▸ **Records with drawing code**:
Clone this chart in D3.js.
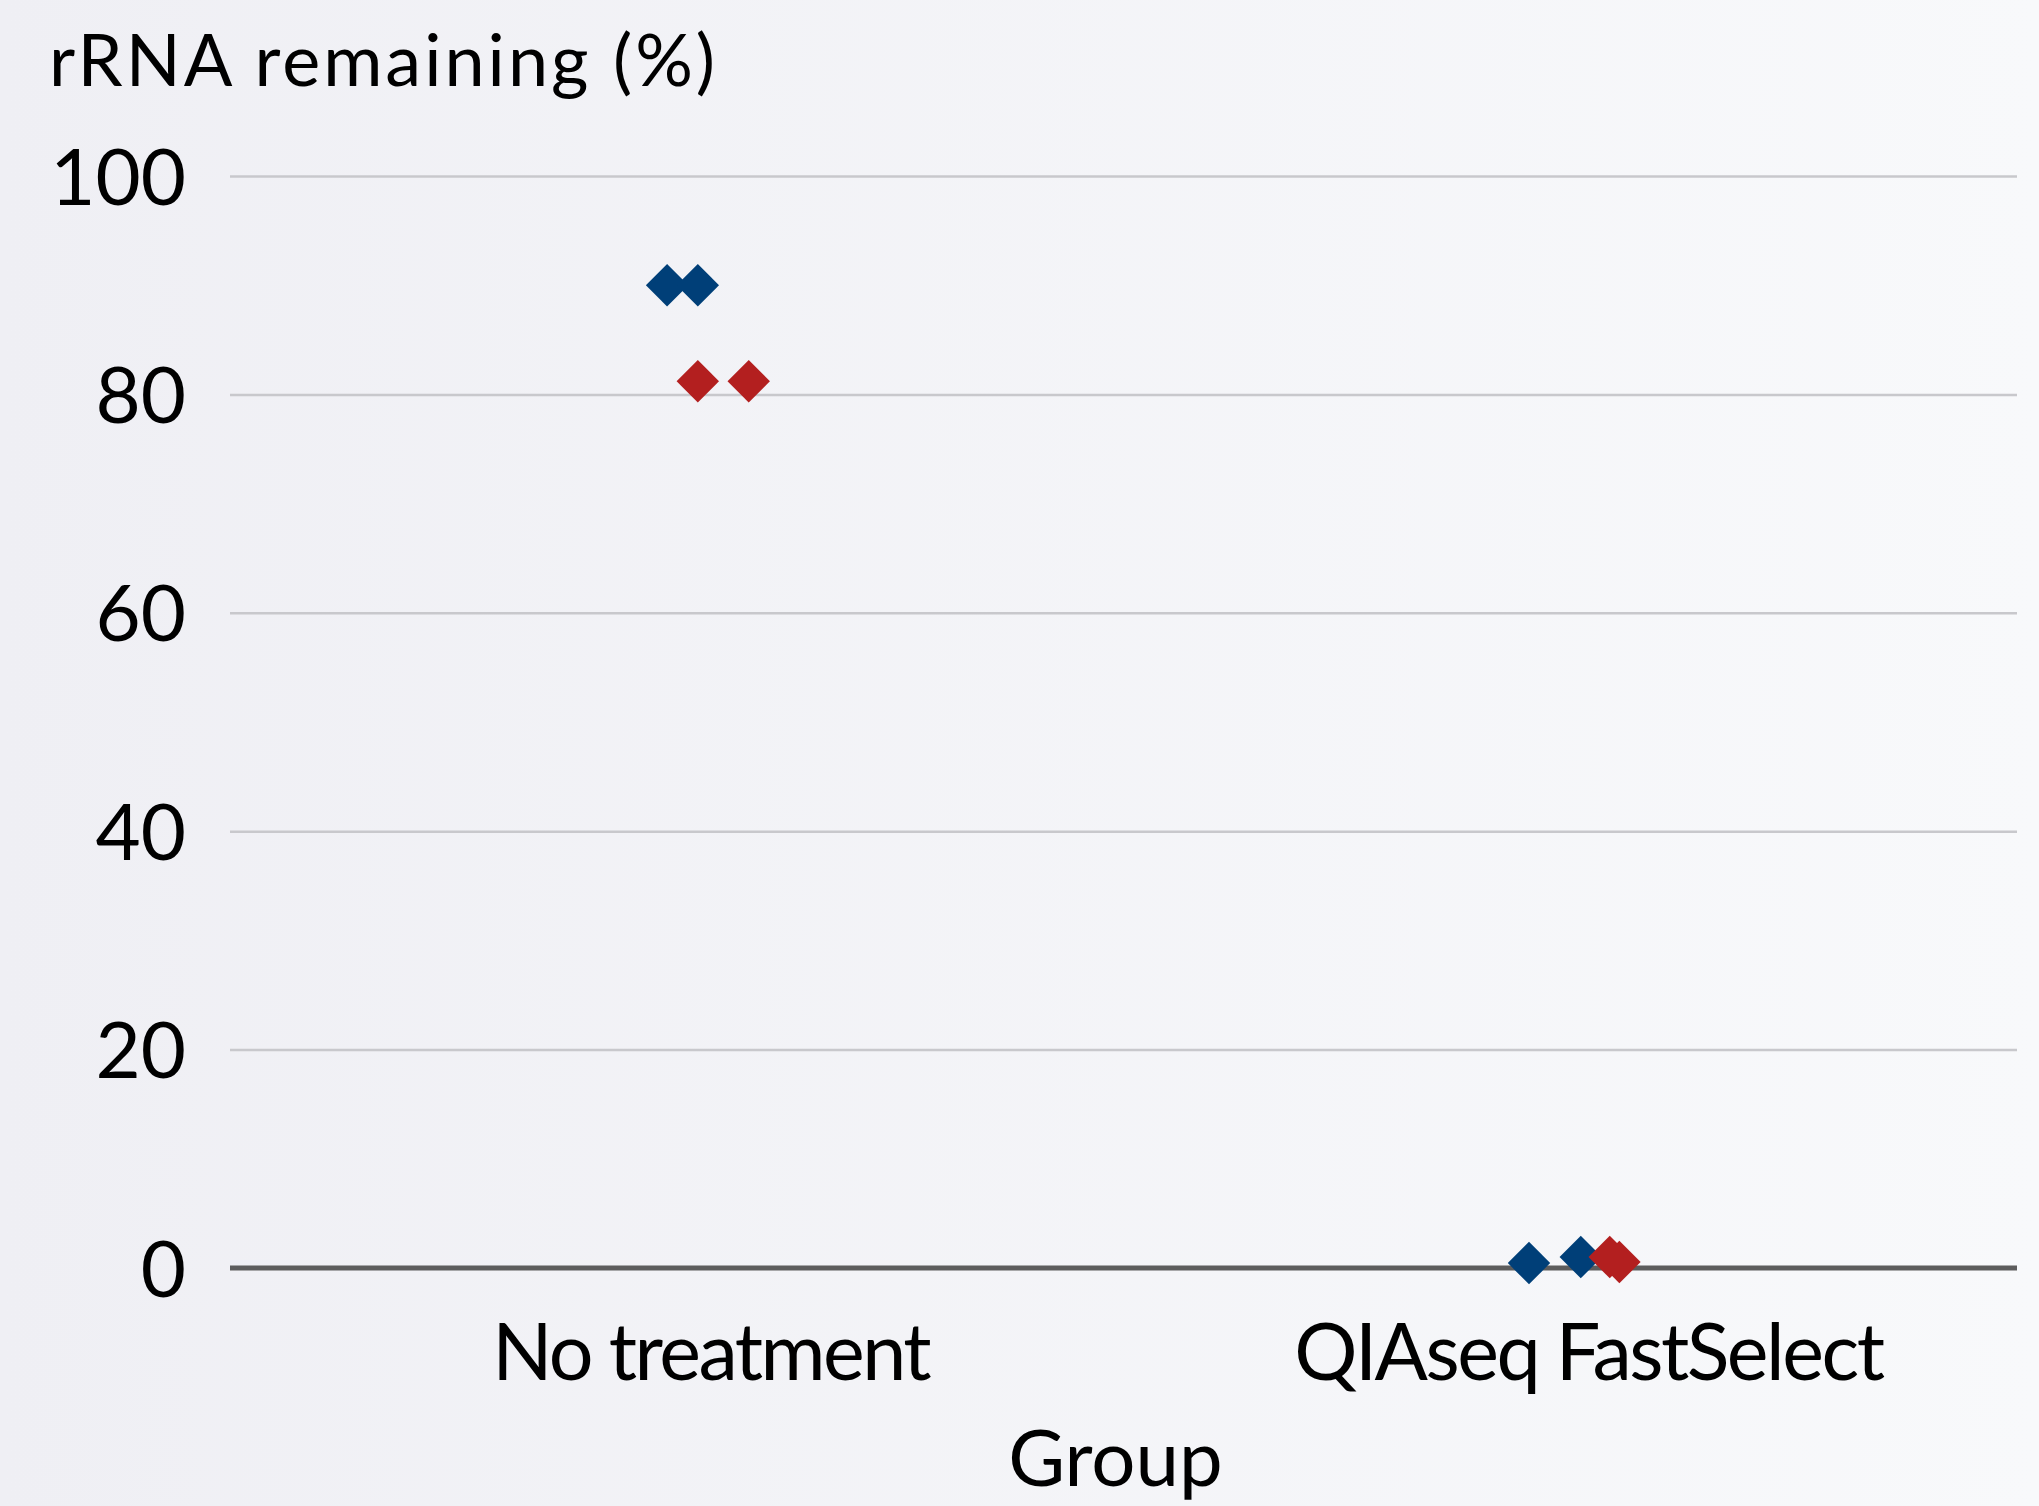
<!DOCTYPE html>
<html>
<head>
<meta charset="utf-8">
<script src="https://cdn.jsdelivr.net/npm/d3@7"></script>
<style>
  html, body { margin: 0; padding: 0; }
  body { width: 2039px; height: 1506px; overflow: hidden; }
  text { font-family: Lato, "Noto Sans", sans-serif; fill: #000; }
</style>
</head>
<body>
<script>
// DATA

let groups = ["No treatment", "QIAseq FastSelect"];
let yTicks = [0, 20, 40, 60, 80, 100];

// each point: x position in group units (1 = first group, 2 = second), y = % remaining
let blueX = [0.951, 0.986, 1.933, 1.992];
let blueY = [90.0, 90.0, 0.45, 1.0];
let redX = [0.986, 1.044, 2.025, 2.036];
let redY = [81.2, 81.2, 1.0, 0.55];

// VISUALIZATION

let width = 2039;
let height = 1506;
let plotLeft = 230, plotRight = 2017, plotTop = 176, plotBottom = 1268;

let svg = d3.select("body").append("svg")
    .attr("width", width)
    .attr("height", height);

let grad = svg.append("defs").append("linearGradient")
    .attr("id", "bg")
    .attr("x1", "0%").attr("y1", "0%")
    .attr("x2", "100%").attr("y2", "0%");
grad.append("stop").attr("offset", "0%").attr("stop-color", "#efeff4");
grad.append("stop").attr("offset", "100%").attr("stop-color", "#f8f9fb");

svg.append("rect")
    .attr("width", width)
    .attr("height", height)
    .attr("fill", "url(#bg)");

let x_scale = d3.scaleLinear()
    .domain([0.453, 2.489])
    .range([plotLeft, plotRight]);

let y_scale = d3.scaleLinear()
    .domain([0, 100])
    .range([plotBottom, plotTop]);

// gridlines + y labels
let y_axis = d3.axisLeft(y_scale)
    .tickValues(yTicks)
    .tickSize(-(plotRight - plotLeft))
    .tickPadding(44)
    .tickFormat(d3.format("d"));

let gy = svg.append("g")
    .attr("class", "y axis")
    .attr("transform", "translate(" + plotLeft + ",0)")
    .call(y_axis);
gy.select(".domain").remove();
gy.selectAll(".tick line")
    .attr("stroke", "#c8c8cc")
    .attr("stroke-width", 2.5);
gy.selectAll(".tick text")
    .style("font-size", "78px")
    .attr("dy", "0.36em");

// baseline
svg.append("line")
    .attr("x1", plotLeft).attr("x2", plotRight)
    .attr("y1", y_scale(0)).attr("y2", y_scale(0))
    .attr("stroke", "#5d5d5d")
    .attr("stroke-width", 5);

// x labels
let x_axis = d3.axisBottom(x_scale)
    .tickValues([1, 2])
    .tickSize(0)
    .tickPadding(56)
    .tickFormat(d => groups[d - 1]);

let gx = svg.append("g")
    .attr("class", "x axis")
    .attr("transform", "translate(0," + plotBottom + ")")
    .call(x_axis);
gx.select(".domain").remove();
gx.selectAll(".tick text")
    .style("font-size", "79px")
    .style("letter-spacing", "-2.5px")
    .attr("dy", "0.71em");

// points
let diamond = d3.symbol().type(d3.symbolSquare).size(900);

function drawPoints(xs, ys, color) {
    svg.append("g")
        .selectAll("path")
        .data(xs.map((d, i) => [d, ys[i]]))
        .join("path")
        .attr("d", diamond)
        .attr("transform", d => "translate(" + x_scale(d[0]) + "," + y_scale(d[1]) + ") rotate(45)")
        .attr("fill", color);
}

drawPoints(blueX, blueY, "#003f78");
drawPoints(redX, redY, "#b31f1f");

// titles
svg.append("text")
    .attr("x", 49)
    .attr("y", 86)
    .style("font-size", "72px")
    .style("letter-spacing", "3px")
    .text("rRNA remaining (%)");

svg.append("text")
    .attr("x", (plotLeft + plotRight) / 2 - 8)
    .attr("y", 1486)
    .attr("text-anchor", "middle")
    .style("font-size", "78px")
    .text("Group");
</script>
</body>
</html>
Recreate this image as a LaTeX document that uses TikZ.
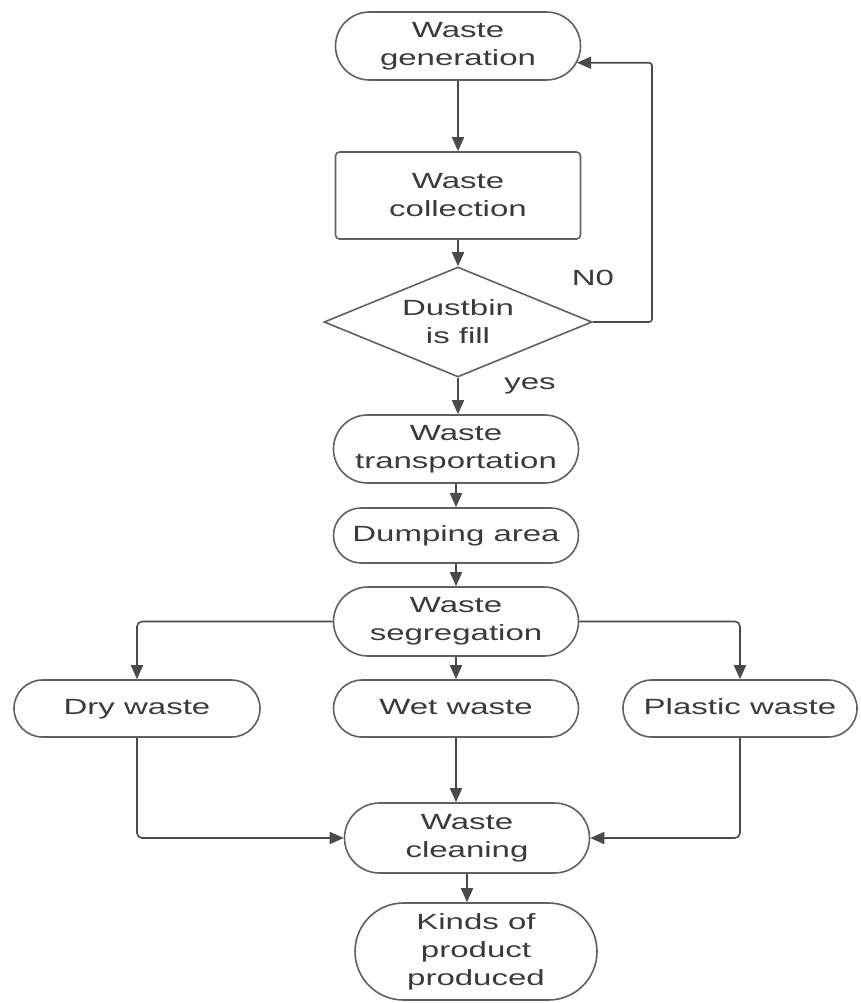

▸ **WHAT NEEDS TO BE DONE**: Repeat the lines of the listing above verbatim, beginning at its first line and ending at the line containing "let yTicks = [0, 20, 40, 60, 80, 100];", which is included. Omit pictures.

▸ **COMPLETED TASK**:
Clone this chart in D3.js.
<!DOCTYPE html>
<html>
<head>
<meta charset="utf-8">
<script src="https://cdn.jsdelivr.net/npm/d3@7"></script>
<style>
  html, body { margin: 0; padding: 0; }
  body { width: 2039px; height: 1506px; overflow: hidden; }
  text { font-family: Lato, "Noto Sans", sans-serif; fill: #000; }
</style>
</head>
<body>
<script>
// DATA

let groups = ["No treatment", "QIAseq FastSelect"];
let yTicks = [0, 20, 40, 60, 80, 100];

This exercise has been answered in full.